◆ **WORK REQUIRED**
Without the pictures, return all of the material exactly as written.

━━━━━━━━━━━━━━━━━━━━

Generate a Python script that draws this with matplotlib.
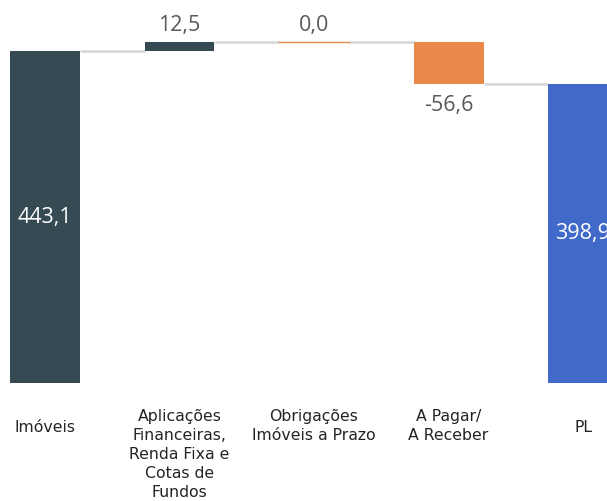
import matplotlib
matplotlib.use("Agg")
import matplotlib.pyplot as plt

categories = ["Imóveis", "Aplicações\nFinanceiras,\nRenda Fixa e\nCotas de\nFundos",
              "Obrigações\nImóveis a Prazo", "A Pagar/\nA Receber", "PL"]
values = [443.1, 12.5, 0.0, -56.6, 398.9]
kinds = ["total", "delta", "delta", "delta", "total"]
value_labels = ["443,1", "12,5", "0,0", "-56,6", "398,9"]

C_DARK = "#364A54"
C_ORANGE = "#E8894A"
C_BLUE = "#4169C9"
C_CONN = "#D9D9D9"

W, H = 607, 501
fig = plt.figure(figsize=(W / 100, H / 100), dpi=100)
ax = fig.add_axes([0, 0, 1, 1])
ax.set_xlim(-0.3346, 4.178)
ax.set_ylim(-157.5, 511.2)
ax.axis("off")

bw = 0.52
running = 0.0
prev_end = None
for i, (v, k) in enumerate(zip(values, kinds)):
    if k == "total":
        bottom, top = 0.0, v
        color = C_BLUE if i == len(values) - 1 else C_DARK
        end = v
    else:
        start = running
        end = running + v
        bottom, top = min(start, end), max(start, end)
        color = C_DARK if v > 0 else C_ORANGE
    if prev_end is not None:
        ax.plot([i - 1 + bw / 2, i - bw / 2], [prev_end, prev_end], color=C_CONN,
                lw=2, solid_capstyle="butt", zorder=1)
    if top - bottom > 0:
        ax.bar(i, top - bottom, bottom=bottom, width=bw, color=color, zorder=2)
    else:
        ax.plot([i - bw / 2, i + bw / 2], [top, top], color=color, lw=1, zorder=2)
    running = end
    prev_end = end

    # value labels
    if k == "total":
        ax.text(i, top / 2, value_labels[i], ha="center", va="center", color="white",
                fontsize=15.5, family="Open Sans", zorder=3)
    elif v >= 0:
        ax.text(i, top + 7, value_labels[i], ha="center", va="bottom", color="#595959",
                fontsize=15.5, family="Open Sans", zorder=3)
    else:
        ax.text(i, bottom - 15, value_labels[i], ha="center", va="top", color="#595959",
                fontsize=15.5, family="Open Sans", zorder=3)

# category labels
for i, c in enumerate(categories):
    n = c.count("\n") + 1
    ypix = 428 if n == 1 else 409
    yv = (383 - ypix) / 0.7493
    ax.text(i, yv, c, ha="center", va="center" if n == 1 else "top",
            color="#252423", fontsize=11.3, family="DejaVu Sans", linespacing=1.34)

fig.savefig("out.png", dpi=100)
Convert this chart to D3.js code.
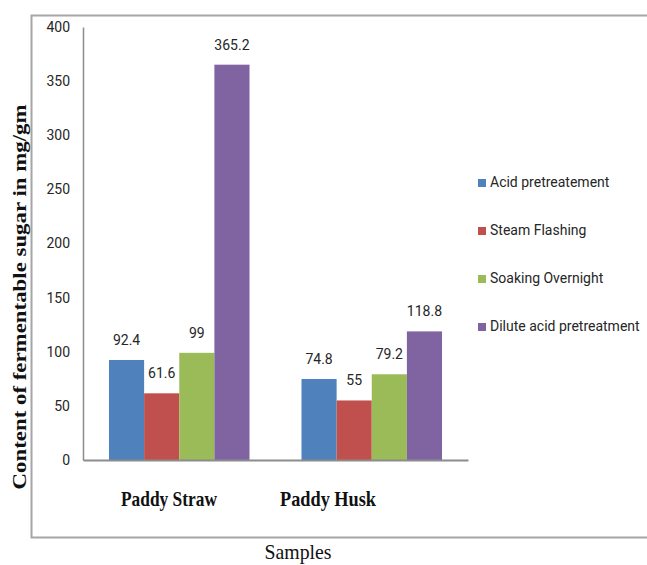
<html>
  <head>
    <title>Fermentable sugar by pretreatment</title>
    <style>
      html, body {
        margin: 0;
        padding: 0;
        background: #fff;
      }
      /* narrowish sans for the Office-style labels */
      .lbl {
        font-family: Roboto, "Liberation Sans", sans-serif;
        font-size: 14px;
        fill: #262626;
      }
      .serif {
        font-family: "Liberation Serif", "Times New Roman", serif;
        fill: #111;
      }
    </style>
  </head>
  <body>
<svg id="viz"></svg>

<script src="https://cdn.jsdelivr.net/npm/d3@7"></script>
<script>
// data
var samples = ["Paddy Straw", "Paddy Husk"];
var treatments = ["Acid pretreatement", "Steam Flashing", "Soaking Overnight", "Dilute acid pretreatment"];
var acidValues = [92.4, 74.8];
var steamValues = [61.6, 55];
var soakValues = [99, 79.2];
var diluteValues = [365.2, 118.8];
var yTicks = [0, 50, 100, 150, 200, 250, 300, 350, 400];
var colours = ["#4F81BD", "#C0504D", "#9BBB59", "#8064A2"];

var seriesValues = [acidValues, steamValues, soakValues, diluteValues];

var width = 647;
var height = 565;

var svg = d3.select("#viz").attr("width", width).attr("height", height);

// outer frame (right side runs off the picture)
svg.append("path")
    .attr("d", "M" + width + ",15.5H31.5V537.5H" + width)
    .attr("fill", "none")
    .attr("stroke", "#a6a6a6")
    .attr("stroke-width", 2);

var x0 = d3.scaleBand()
    .domain(samples)
    .range([83, 468])
    .paddingInner(0.27)
    .paddingOuter(0.135);

var x1 = d3.scaleBand()
    .domain(treatments)
    .range([0, x0.bandwidth()]);

var y = d3.scaleLinear()
    .domain([0, 400])
    .range([460, 27]);

var colour = d3.scaleOrdinal().domain(treatments).range(colours);

// rows for the bars
var rows = [];
samples.forEach(function(s, i) {
    treatments.forEach(function(t, j) {
        rows.push({sample: s, treatment: t, value: seriesValues[j][i]});
    });
});

// y axis
var yAxis = d3.axisLeft(y).tickValues(yTicks).tickSize(0).tickPadding(13);
var gy = svg.append("g").attr("transform", "translate(83,0)").call(yAxis);
gy.select(".domain").attr("stroke", "#8c8c8c").attr("stroke-width", 1.5);
gy.selectAll("text").attr("class", "lbl").attr("font-size", null).attr("font-family", null);

// bars
svg.append("g").selectAll("rect")
    .data(rows)
    .enter()
    .append("rect")
    .attr("x", function(d) { return x0(d.sample) + x1(d.treatment); })
    .attr("y", function(d) { return y(d.value); })
    .attr("width", x1.bandwidth())
    .attr("height", function(d) { return y(0) - y(d.value); })
    .attr("fill", function(d) { return colour(d.treatment); });

// value labels
svg.append("g").selectAll("text")
    .data(rows)
    .enter()
    .append("text")
    .attr("class", "lbl")
    .attr("text-anchor", "middle")
    .attr("x", function(d) { return x0(d.sample) + x1(d.treatment) + x1.bandwidth() / 2; })
    .attr("y", function(d) { return y(d.value) - 15; })
    .text(function(d) { return d.value; });

// x axis line
var xAxis = d3.axisBottom(x0).tickSize(0).tickFormat("");
var gx = svg.append("g").attr("transform", "translate(0,460)").call(xAxis);
gx.select(".domain").attr("stroke", "#8c8c8c").attr("stroke-width", 2);

// category names sit a bit left of the bar groups in the original
var labelX = d3.scalePoint().domain(samples).range([169, 328]);
svg.append("g").selectAll("text")
    .data(samples)
    .enter()
    .append("text")
    .attr("class", "serif")
    .attr("font-weight", "bold")
    .attr("font-size", 21)
    .attr("text-anchor", "middle")
    .attr("x", function(d) { return labelX(d); })
    .attr("y", 506)
    .attr("textLength", 96)
    .attr("lengthAdjust", "spacingAndGlyphs")
    .text(function(d) { return d; });

// axis titles
svg.append("text")
    .attr("class", "serif")
    .attr("font-size", 22)
    .attr("text-anchor", "middle")
    .attr("x", 298)
    .attr("y", 559)
    .attr("textLength", 67)
    .attr("lengthAdjust", "spacingAndGlyphs")
    .text("Samples");

svg.append("text")
    .attr("class", "serif")
    .attr("font-weight", "bold")
    .attr("font-size", 18)
    .attr("text-anchor", "middle")
    .attr("transform", "translate(26,297) rotate(-90)")
    .attr("textLength", 385)
    .attr("lengthAdjust", "spacingAndGlyphs")
    .text("Content of fermentable sugar in mg/gm");

// legend
var legend = svg.append("g").selectAll("g")
    .data(treatments)
    .enter()
    .append("g")
    .attr("transform", function(d, i) { return "translate(478," + (179 + i * 48) + ")"; });

legend.append("rect")
    .attr("width", 8)
    .attr("height", 8)
    .attr("fill", function(d) { return colour(d); });

legend.append("text")
    .attr("class", "lbl")
    .attr("x", 12)
    .attr("y", 8)
    .text(function(d) { return d; });
</script>
  </body>
</html>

━━━━━━━━━━━━━━━━━━━━

◆ **RESULT BELOW**
Generate a Python script that draws this with matplotlib.
import matplotlib
matplotlib.use("Agg")
import matplotlib.pyplot as plt

categories = ["Imóveis", "Aplicações\nFinanceiras,\nRenda Fixa e\nCotas de\nFundos",
              "Obrigações\nImóveis a Prazo", "A Pagar/\nA Receber", "PL"]
values = [443.1, 12.5, 0.0, -56.6, 398.9]
kinds = ["total", "delta", "delta", "delta", "total"]
value_labels = ["443,1", "12,5", "0,0", "-56,6", "398,9"]

C_DARK = "#364A54"
C_ORANGE = "#E8894A"
C_BLUE = "#4169C9"
C_CONN = "#D9D9D9"

W, H = 607, 501
fig = plt.figure(figsize=(W / 100, H / 100), dpi=100)
ax = fig.add_axes([0, 0, 1, 1])
ax.set_xlim(-0.3346, 4.178)
ax.set_ylim(-157.5, 511.2)
ax.axis("off")

bw = 0.52
running = 0.0
prev_end = None
for i, (v, k) in enumerate(zip(values, kinds)):
    if k == "total":
        bottom, top = 0.0, v
        color = C_BLUE if i == len(values) - 1 else C_DARK
        end = v
    else:
        start = running
        end = running + v
        bottom, top = min(start, end), max(start, end)
        color = C_DARK if v > 0 else C_ORANGE
    if prev_end is not None:
        ax.plot([i - 1 + bw / 2, i - bw / 2], [prev_end, prev_end], color=C_CONN,
                lw=2, solid_capstyle="butt", zorder=1)
    if top - bottom > 0:
        ax.bar(i, top - bottom, bottom=bottom, width=bw, color=color, zorder=2)
    else:
        ax.plot([i - bw / 2, i + bw / 2], [top, top], color=color, lw=1, zorder=2)
    running = end
    prev_end = end

    # value labels
    if k == "total":
        ax.text(i, top / 2, value_labels[i], ha="center", va="center", color="white",
                fontsize=15.5, family="Open Sans", zorder=3)
    elif v >= 0:
        ax.text(i, top + 7, value_labels[i], ha="center", va="bottom", color="#595959",
                fontsize=15.5, family="Open Sans", zorder=3)
    else:
        ax.text(i, bottom - 15, value_labels[i], ha="center", va="top", color="#595959",
                fontsize=15.5, family="Open Sans", zorder=3)

# category labels
for i, c in enumerate(categories):
    n = c.count("\n") + 1
    ypix = 428 if n == 1 else 409
    yv = (383 - ypix) / 0.7493
    ax.text(i, yv, c, ha="center", va="center" if n == 1 else "top",
            color="#252423", fontsize=11.3, family="DejaVu Sans", linespacing=1.34)

fig.savefig("out.png", dpi=100)
Convert this chart to D3.js code.
<html>
  <head>
    <title>Fermentable sugar by pretreatment</title>
    <style>
      html, body {
        margin: 0;
        padding: 0;
        background: #fff;
      }
      /* narrowish sans for the Office-style labels */
      .lbl {
        font-family: Roboto, "Liberation Sans", sans-serif;
        font-size: 14px;
        fill: #262626;
      }
      .serif {
        font-family: "Liberation Serif", "Times New Roman", serif;
        fill: #111;
      }
    </style>
  </head>
  <body>
<svg id="viz"></svg>

<script src="https://cdn.jsdelivr.net/npm/d3@7"></script>
<script>
// data
var samples = ["Paddy Straw", "Paddy Husk"];
var treatments = ["Acid pretreatement", "Steam Flashing", "Soaking Overnight", "Dilute acid pretreatment"];
var acidValues = [92.4, 74.8];
var steamValues = [61.6, 55];
var soakValues = [99, 79.2];
var diluteValues = [365.2, 118.8];
var yTicks = [0, 50, 100, 150, 200, 250, 300, 350, 400];
var colours = ["#4F81BD", "#C0504D", "#9BBB59", "#8064A2"];

var seriesValues = [acidValues, steamValues, soakValues, diluteValues];

var width = 647;
var height = 565;

var svg = d3.select("#viz").attr("width", width).attr("height", height);

// outer frame (right side runs off the picture)
svg.append("path")
    .attr("d", "M" + width + ",15.5H31.5V537.5H" + width)
    .attr("fill", "none")
    .attr("stroke", "#a6a6a6")
    .attr("stroke-width", 2);

var x0 = d3.scaleBand()
    .domain(samples)
    .range([83, 468])
    .paddingInner(0.27)
    .paddingOuter(0.135);

var x1 = d3.scaleBand()
    .domain(treatments)
    .range([0, x0.bandwidth()]);

var y = d3.scaleLinear()
    .domain([0, 400])
    .range([460, 27]);

var colour = d3.scaleOrdinal().domain(treatments).range(colours);

// rows for the bars
var rows = [];
samples.forEach(function(s, i) {
    treatments.forEach(function(t, j) {
        rows.push({sample: s, treatment: t, value: seriesValues[j][i]});
    });
});

// y axis
var yAxis = d3.axisLeft(y).tickValues(yTicks).tickSize(0).tickPadding(13);
var gy = svg.append("g").attr("transform", "translate(83,0)").call(yAxis);
gy.select(".domain").attr("stroke", "#8c8c8c").attr("stroke-width", 1.5);
gy.selectAll("text").attr("class", "lbl").attr("font-size", null).attr("font-family", null);

// bars
svg.append("g").selectAll("rect")
    .data(rows)
    .enter()
    .append("rect")
    .attr("x", function(d) { return x0(d.sample) + x1(d.treatment); })
    .attr("y", function(d) { return y(d.value); })
    .attr("width", x1.bandwidth())
    .attr("height", function(d) { return y(0) - y(d.value); })
    .attr("fill", function(d) { return colour(d.treatment); });

// value labels
svg.append("g").selectAll("text")
    .data(rows)
    .enter()
    .append("text")
    .attr("class", "lbl")
    .attr("text-anchor", "middle")
    .attr("x", function(d) { return x0(d.sample) + x1(d.treatment) + x1.bandwidth() / 2; })
    .attr("y", function(d) { return y(d.value) - 15; })
    .text(function(d) { return d.value; });

// x axis line
var xAxis = d3.axisBottom(x0).tickSize(0).tickFormat("");
var gx = svg.append("g").attr("transform", "translate(0,460)").call(xAxis);
gx.select(".domain").attr("stroke", "#8c8c8c").attr("stroke-width", 2);

// category names sit a bit left of the bar groups in the original
var labelX = d3.scalePoint().domain(samples).range([169, 328]);
svg.append("g").selectAll("text")
    .data(samples)
    .enter()
    .append("text")
    .attr("class", "serif")
    .attr("font-weight", "bold")
    .attr("font-size", 21)
    .attr("text-anchor", "middle")
    .attr("x", function(d) { return labelX(d); })
    .attr("y", 506)
    .attr("textLength", 96)
    .attr("lengthAdjust", "spacingAndGlyphs")
    .text(function(d) { return d; });

// axis titles
svg.append("text")
    .attr("class", "serif")
    .attr("font-size", 22)
    .attr("text-anchor", "middle")
    .attr("x", 298)
    .attr("y", 559)
    .attr("textLength", 67)
    .attr("lengthAdjust", "spacingAndGlyphs")
    .text("Samples");

svg.append("text")
    .attr("class", "serif")
    .attr("font-weight", "bold")
    .attr("font-size", 18)
    .attr("text-anchor", "middle")
    .attr("transform", "translate(26,297) rotate(-90)")
    .attr("textLength", 385)
    .attr("lengthAdjust", "spacingAndGlyphs")
    .text("Content of fermentable sugar in mg/gm");

// legend
var legend = svg.append("g").selectAll("g")
    .data(treatments)
    .enter()
    .append("g")
    .attr("transform", function(d, i) { return "translate(478," + (179 + i * 48) + ")"; });

legend.append("rect")
    .attr("width", 8)
    .attr("height", 8)
    .attr("fill", function(d) { return colour(d); });

legend.append("text")
    .attr("class", "lbl")
    .attr("x", 12)
    .attr("y", 8)
    .text(function(d) { return d; });
</script>
  </body>
</html>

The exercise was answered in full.